Task directions:
Each line below is to be written out in full, exactly as shown.

Source data:
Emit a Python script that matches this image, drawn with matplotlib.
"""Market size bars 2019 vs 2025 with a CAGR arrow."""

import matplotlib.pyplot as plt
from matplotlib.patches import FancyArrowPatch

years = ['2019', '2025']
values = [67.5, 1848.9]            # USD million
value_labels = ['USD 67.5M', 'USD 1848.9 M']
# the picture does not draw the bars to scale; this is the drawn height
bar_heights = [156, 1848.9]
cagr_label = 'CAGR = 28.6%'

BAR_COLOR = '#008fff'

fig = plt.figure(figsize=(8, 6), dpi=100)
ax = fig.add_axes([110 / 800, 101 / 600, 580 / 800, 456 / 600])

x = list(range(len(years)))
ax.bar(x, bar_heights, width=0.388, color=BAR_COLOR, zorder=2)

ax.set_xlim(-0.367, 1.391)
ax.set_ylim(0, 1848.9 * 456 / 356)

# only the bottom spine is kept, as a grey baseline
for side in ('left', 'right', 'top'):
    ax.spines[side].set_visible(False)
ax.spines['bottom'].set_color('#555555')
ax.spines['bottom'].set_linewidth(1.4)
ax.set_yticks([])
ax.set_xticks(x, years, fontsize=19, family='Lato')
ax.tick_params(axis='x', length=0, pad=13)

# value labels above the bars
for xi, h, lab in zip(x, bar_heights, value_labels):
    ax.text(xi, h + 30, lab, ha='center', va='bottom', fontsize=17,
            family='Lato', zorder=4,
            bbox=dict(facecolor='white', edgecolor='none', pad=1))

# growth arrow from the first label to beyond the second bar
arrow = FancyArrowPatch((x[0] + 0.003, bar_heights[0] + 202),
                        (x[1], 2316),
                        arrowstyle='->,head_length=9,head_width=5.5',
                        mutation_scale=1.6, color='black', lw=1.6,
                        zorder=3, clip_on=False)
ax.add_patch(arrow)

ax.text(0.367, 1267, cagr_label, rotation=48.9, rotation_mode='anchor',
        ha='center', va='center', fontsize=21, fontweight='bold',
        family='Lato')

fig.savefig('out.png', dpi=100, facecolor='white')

Reply:
Emit a Python script that matches this image, drawn with matplotlib.
"""Market size bars 2019 vs 2025 with a CAGR arrow."""

import matplotlib.pyplot as plt
from matplotlib.patches import FancyArrowPatch

years = ['2019', '2025']
values = [67.5, 1848.9]            # USD million
value_labels = ['USD 67.5M', 'USD 1848.9 M']
# the picture does not draw the bars to scale; this is the drawn height
bar_heights = [156, 1848.9]
cagr_label = 'CAGR = 28.6%'

BAR_COLOR = '#008fff'

fig = plt.figure(figsize=(8, 6), dpi=100)
ax = fig.add_axes([110 / 800, 101 / 600, 580 / 800, 456 / 600])

x = list(range(len(years)))
ax.bar(x, bar_heights, width=0.388, color=BAR_COLOR, zorder=2)

ax.set_xlim(-0.367, 1.391)
ax.set_ylim(0, 1848.9 * 456 / 356)

# only the bottom spine is kept, as a grey baseline
for side in ('left', 'right', 'top'):
    ax.spines[side].set_visible(False)
ax.spines['bottom'].set_color('#555555')
ax.spines['bottom'].set_linewidth(1.4)
ax.set_yticks([])
ax.set_xticks(x, years, fontsize=19, family='Lato')
ax.tick_params(axis='x', length=0, pad=13)

# value labels above the bars
for xi, h, lab in zip(x, bar_heights, value_labels):
    ax.text(xi, h + 30, lab, ha='center', va='bottom', fontsize=17,
            family='Lato', zorder=4,
            bbox=dict(facecolor='white', edgecolor='none', pad=1))

# growth arrow from the first label to beyond the second bar
arrow = FancyArrowPatch((x[0] + 0.003, bar_heights[0] + 202),
                        (x[1], 2316),
                        arrowstyle='->,head_length=9,head_width=5.5',
                        mutation_scale=1.6, color='black', lw=1.6,
                        zorder=3, clip_on=False)
ax.add_patch(arrow)

ax.text(0.367, 1267, cagr_label, rotation=48.9, rotation_mode='anchor',
        ha='center', va='center', fontsize=21, fontweight='bold',
        family='Lato')

fig.savefig('out.png', dpi=100, facecolor='white')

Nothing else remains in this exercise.